You expect your cake to taste as good as it looks – why wouldn't you?
I offer you six different cake flavours, all of which have been carefully tried, tested, and refined to ensure they are delicious and enjoyable to eat, whilst also being well structured to support your iced design.
Apart from my Fruit cake, which is just one deep layer, all of my cakes are three layers deep – meaning you can mix and match flavours within any tier of cake...and each portion of cake has the best of both (or sometimes three) worlds! More than one tier then gives you even more possibilities and, if you want, you can choose to have a different flavour combination for each tier.
Original Madeira Cake – simple and no-fuss, could be words used to describe this cake but so could buttery-scruminess and lip-smackingly moreish! Gorgeous on it's own but also a wonderful balancer when combined with other flavour layers within a tier.
Lemon Madeira Cake – the zesty sibling of the Original Madeira, this cake is made using both the zest and juice and has a delicate yet tongue-tickling hint of lemon.
Chocolate Mud Cake – made using melted dark and milk chocolate, this Chocolate Mud cake is full of rich chocolatey yumminess; and my carefully chosen recipe ensures a moist and satisfying texture.
Fruit Cake – dried vine fruits, citrus peel, glacé cherries, almonds, spices, and brandy, all complement each other to create this traditional, flavour packed, favourite. (You can opt for a brandy free Fruit cake, if required).

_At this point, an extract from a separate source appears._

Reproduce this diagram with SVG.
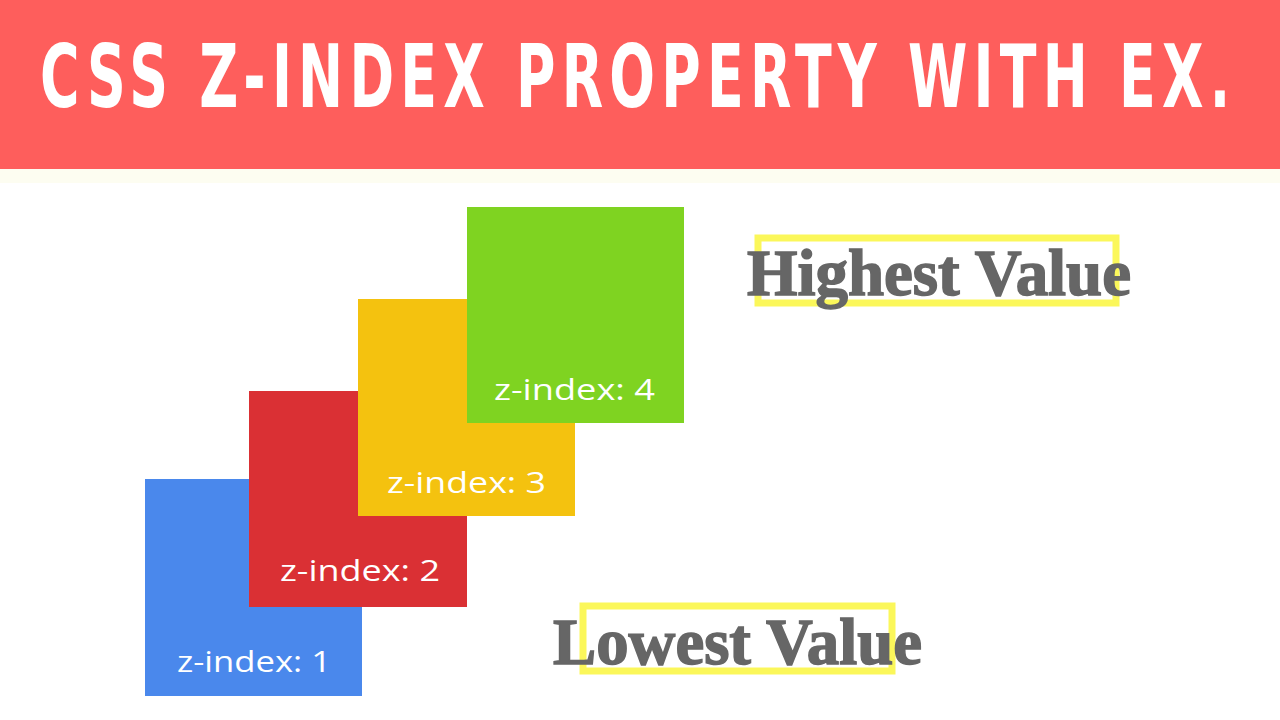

Cherry Madeira Cake – my Original Madeira cake but with lots of gorgeous glacé cherry chunks...need I say any more?
Strawberry Madeira Cake – made using real strawberry powder (real strawberries that have been dried and made into a powder) and still with the buttery hint you would expect from a Madeira, this cake has a surprising flavour that will leave you wanting more. Unlike some other cake makers, I choose not to add any additional pink/red colouring and prefer the subtle hint the real strawberry powder provides.
Some of my favourite combinations, for when you want each portion to have more than one flavour:
Neapolitan - a layer each of Chocolate Mud, Original Madeira, and Strawberry Madeira; not only does this cake taste delicious – it looks special too!
Zesty Berry – two layers of Lemon Madeira, with a single layer of Strawberry Madeira sandwiched perfectly in the middle...a match made in cake heaven!
A Stripe Cake – a single layer of Chocolate Mud, Lemon Madeira, Cherry Madeira or Strawberry Madeira, sandwiched between two layers of my Original Madeira.
FILLINGS & COVERINGS
My Fruit cakes are covered with a layer of almond marzipan, followed by professional Sugarpaste icing.
All other cakes are filled with your choice of either Chocolate or Original Butter-icing and then covered with either White Chocolate, or Milk Chocolate Ganache (which I make using cream and high quality couverture chocolate); followed by a layer of professional Sugarpaste icing.
Royal icing can also be used, for some designs, as an additional covering – creating a range of textures from from the romantic and natural, to the creative and understated cool.
I don't use any jam or preserve to fill my cakes, to help prevent movement during delivery – I prefer the stability provided by only using butter-icing...jam next to butter-icing is a slippery disaster waiting to happen!